● Required work
Every line containing the word "LaTeX" needs to be found and copied.

# Source material start

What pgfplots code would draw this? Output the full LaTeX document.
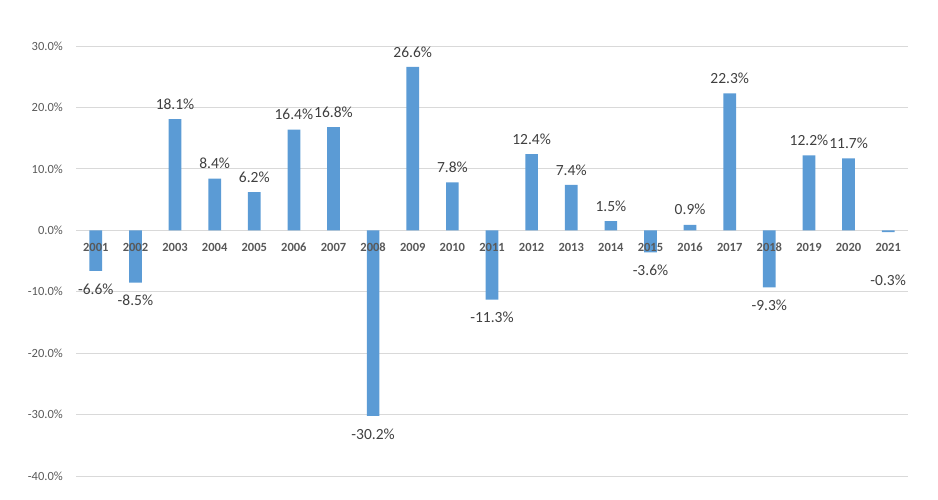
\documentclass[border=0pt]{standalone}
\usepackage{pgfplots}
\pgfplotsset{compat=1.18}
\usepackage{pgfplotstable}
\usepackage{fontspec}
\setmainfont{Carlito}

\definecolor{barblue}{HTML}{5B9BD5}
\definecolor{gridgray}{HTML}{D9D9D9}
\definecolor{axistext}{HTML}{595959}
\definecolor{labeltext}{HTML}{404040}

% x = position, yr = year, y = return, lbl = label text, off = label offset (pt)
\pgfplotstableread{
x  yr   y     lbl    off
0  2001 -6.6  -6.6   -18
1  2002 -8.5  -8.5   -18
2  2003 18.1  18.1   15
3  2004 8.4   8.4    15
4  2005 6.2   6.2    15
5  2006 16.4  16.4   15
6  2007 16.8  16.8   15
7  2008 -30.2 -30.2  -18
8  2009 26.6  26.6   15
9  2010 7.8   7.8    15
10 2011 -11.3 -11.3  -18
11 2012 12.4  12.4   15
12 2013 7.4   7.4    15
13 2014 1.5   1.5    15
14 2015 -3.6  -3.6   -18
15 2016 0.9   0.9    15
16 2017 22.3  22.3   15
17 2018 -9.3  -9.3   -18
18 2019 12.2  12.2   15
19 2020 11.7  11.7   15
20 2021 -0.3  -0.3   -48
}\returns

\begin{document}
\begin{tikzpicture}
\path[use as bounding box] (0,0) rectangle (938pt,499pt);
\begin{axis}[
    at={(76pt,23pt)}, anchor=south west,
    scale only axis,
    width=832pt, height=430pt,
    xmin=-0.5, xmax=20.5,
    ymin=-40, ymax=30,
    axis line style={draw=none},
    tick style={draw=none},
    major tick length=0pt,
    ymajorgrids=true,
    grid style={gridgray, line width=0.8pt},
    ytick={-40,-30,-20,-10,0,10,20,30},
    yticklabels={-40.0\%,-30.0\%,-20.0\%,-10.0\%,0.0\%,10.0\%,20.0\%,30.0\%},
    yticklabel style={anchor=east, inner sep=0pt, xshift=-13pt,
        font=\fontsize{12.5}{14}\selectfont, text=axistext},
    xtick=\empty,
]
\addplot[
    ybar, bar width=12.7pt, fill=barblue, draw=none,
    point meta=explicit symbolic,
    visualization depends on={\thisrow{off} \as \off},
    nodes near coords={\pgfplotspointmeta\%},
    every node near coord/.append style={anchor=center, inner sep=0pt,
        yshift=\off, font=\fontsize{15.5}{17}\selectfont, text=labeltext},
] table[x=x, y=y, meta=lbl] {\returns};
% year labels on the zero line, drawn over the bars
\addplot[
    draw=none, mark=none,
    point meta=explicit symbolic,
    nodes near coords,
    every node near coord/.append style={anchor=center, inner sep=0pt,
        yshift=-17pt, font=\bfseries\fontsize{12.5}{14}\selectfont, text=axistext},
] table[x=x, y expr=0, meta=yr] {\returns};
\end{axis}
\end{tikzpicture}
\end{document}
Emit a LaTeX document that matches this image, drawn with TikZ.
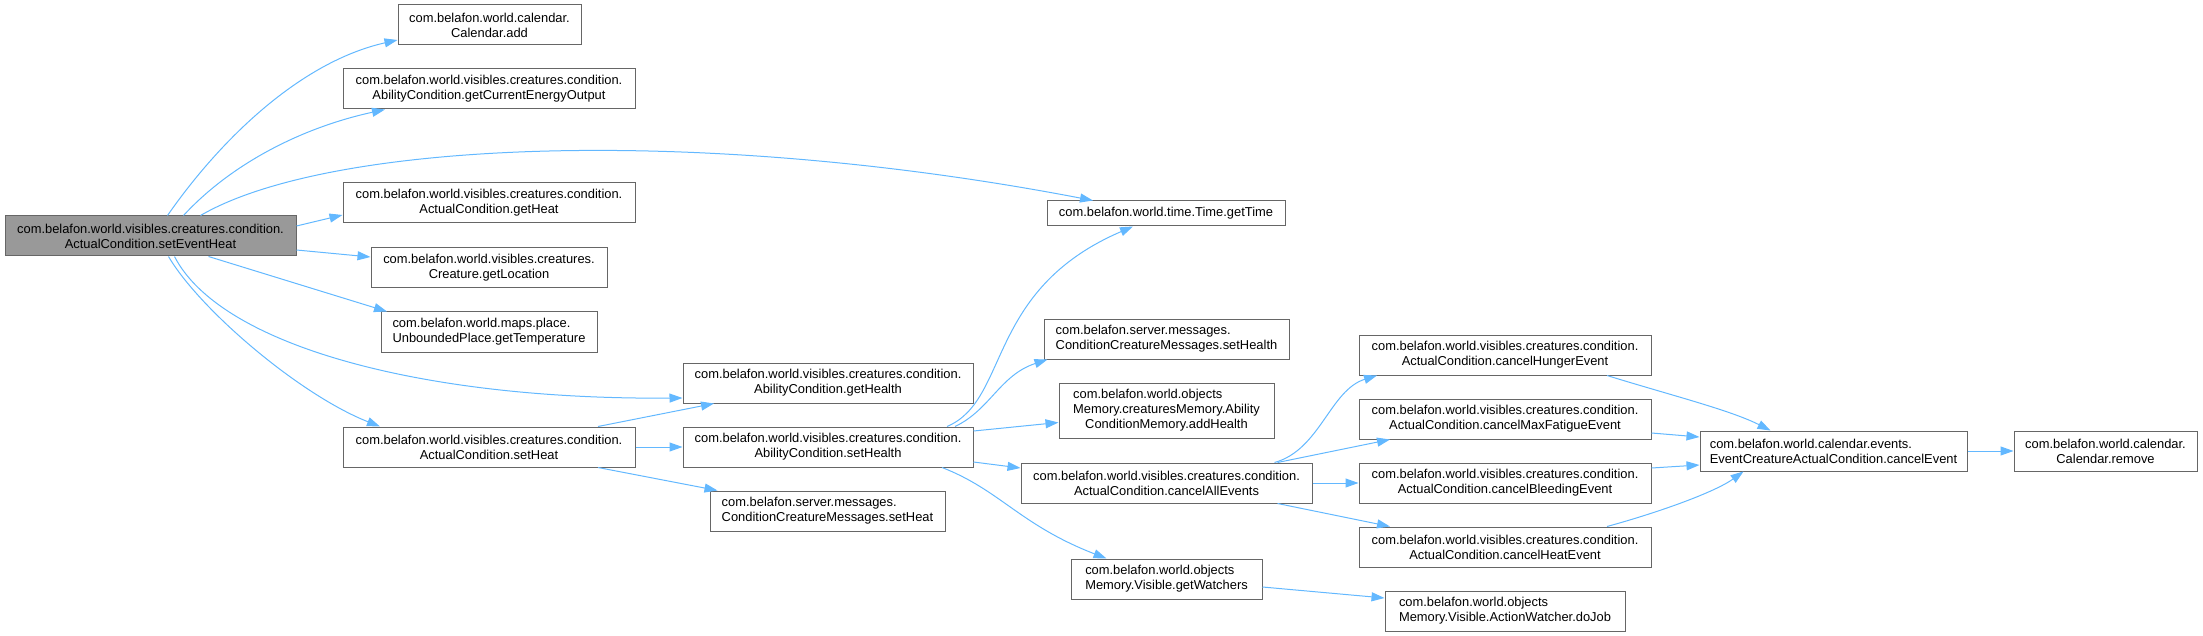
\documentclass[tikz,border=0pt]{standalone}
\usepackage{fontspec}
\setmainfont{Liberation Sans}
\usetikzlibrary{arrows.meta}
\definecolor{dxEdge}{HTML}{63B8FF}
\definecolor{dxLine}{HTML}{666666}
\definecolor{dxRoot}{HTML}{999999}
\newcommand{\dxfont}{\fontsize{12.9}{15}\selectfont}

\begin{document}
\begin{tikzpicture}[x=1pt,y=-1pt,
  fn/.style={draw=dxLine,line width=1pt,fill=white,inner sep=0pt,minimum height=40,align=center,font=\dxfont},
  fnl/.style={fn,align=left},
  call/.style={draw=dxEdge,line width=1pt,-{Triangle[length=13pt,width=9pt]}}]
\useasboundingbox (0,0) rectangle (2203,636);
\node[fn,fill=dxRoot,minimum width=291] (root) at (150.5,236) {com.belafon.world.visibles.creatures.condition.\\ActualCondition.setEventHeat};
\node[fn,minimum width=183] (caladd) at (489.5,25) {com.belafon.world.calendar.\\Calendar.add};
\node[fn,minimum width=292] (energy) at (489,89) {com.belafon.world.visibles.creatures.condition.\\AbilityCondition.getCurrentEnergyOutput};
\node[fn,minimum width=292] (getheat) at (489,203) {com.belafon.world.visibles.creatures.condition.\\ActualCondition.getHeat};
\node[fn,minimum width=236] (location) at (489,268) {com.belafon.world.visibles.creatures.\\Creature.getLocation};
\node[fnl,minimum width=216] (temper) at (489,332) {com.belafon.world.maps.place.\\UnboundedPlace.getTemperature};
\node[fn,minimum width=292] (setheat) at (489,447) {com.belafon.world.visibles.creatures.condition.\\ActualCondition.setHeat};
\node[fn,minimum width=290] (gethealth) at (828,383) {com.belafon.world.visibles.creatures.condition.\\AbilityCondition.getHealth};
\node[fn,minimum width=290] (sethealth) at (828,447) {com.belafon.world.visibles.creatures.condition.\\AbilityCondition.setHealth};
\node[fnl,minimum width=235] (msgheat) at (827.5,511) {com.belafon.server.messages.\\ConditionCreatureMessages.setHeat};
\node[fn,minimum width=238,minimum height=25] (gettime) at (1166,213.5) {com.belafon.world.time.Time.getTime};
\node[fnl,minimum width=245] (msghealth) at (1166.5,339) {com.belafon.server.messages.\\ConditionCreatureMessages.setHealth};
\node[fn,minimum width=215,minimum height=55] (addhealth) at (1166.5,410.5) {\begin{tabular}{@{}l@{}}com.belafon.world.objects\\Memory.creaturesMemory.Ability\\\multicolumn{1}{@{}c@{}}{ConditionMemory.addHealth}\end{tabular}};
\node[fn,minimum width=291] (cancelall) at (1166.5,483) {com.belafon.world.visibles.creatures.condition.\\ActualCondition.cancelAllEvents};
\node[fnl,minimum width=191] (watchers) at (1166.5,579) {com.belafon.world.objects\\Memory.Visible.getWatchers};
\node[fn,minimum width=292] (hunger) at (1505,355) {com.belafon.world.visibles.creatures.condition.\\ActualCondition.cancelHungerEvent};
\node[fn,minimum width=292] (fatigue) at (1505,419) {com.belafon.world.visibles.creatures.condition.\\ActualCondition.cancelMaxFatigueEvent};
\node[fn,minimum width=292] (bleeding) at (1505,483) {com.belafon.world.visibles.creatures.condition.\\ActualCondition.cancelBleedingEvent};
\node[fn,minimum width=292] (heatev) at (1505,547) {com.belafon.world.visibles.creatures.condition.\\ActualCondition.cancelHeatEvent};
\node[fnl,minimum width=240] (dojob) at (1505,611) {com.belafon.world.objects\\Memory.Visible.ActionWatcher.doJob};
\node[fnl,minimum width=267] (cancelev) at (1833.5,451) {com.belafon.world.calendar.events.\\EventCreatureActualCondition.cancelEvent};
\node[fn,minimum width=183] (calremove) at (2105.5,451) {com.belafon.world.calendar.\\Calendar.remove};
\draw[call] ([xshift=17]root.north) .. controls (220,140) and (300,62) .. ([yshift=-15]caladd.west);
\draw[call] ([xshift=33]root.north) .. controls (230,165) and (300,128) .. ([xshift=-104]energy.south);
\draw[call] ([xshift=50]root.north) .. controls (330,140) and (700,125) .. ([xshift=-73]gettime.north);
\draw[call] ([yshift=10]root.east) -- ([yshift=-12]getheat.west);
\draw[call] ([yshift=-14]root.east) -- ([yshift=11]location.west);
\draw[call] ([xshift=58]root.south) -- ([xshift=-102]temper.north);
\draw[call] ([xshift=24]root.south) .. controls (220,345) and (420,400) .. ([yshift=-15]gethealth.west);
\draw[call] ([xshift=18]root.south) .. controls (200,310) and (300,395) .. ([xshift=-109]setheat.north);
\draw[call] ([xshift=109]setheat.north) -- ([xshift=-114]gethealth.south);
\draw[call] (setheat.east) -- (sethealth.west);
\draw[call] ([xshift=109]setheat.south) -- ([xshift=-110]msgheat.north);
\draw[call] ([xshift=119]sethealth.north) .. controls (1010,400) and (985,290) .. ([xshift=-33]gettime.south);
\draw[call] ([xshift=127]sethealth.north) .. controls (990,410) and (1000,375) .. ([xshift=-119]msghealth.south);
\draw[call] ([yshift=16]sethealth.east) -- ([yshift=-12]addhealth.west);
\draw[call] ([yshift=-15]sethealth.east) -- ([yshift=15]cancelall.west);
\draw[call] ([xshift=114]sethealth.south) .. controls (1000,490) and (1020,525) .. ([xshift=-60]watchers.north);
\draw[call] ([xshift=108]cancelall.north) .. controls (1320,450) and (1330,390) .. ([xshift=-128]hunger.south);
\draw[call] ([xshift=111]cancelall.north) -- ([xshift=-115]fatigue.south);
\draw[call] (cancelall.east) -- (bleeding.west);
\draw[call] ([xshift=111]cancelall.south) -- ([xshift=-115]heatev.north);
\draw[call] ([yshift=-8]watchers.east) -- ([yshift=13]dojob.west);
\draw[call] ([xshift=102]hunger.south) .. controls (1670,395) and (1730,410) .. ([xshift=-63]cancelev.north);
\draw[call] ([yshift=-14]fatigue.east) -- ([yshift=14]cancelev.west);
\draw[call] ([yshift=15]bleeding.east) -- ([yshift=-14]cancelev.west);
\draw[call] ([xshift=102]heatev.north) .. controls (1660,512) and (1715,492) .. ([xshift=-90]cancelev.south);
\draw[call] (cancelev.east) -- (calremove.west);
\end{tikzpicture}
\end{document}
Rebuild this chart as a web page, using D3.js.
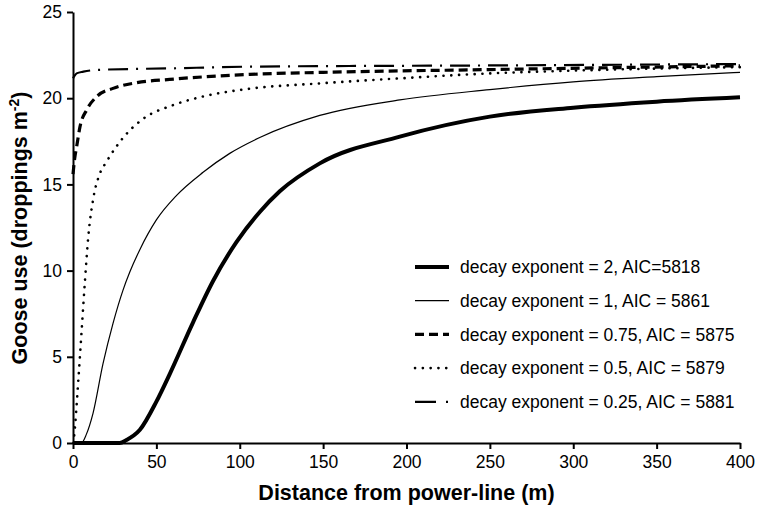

# Source material end

● Task result
What pgfplots code would draw this? Output the full LaTeX document.
Emit a LaTeX document that matches this image, drawn with TikZ.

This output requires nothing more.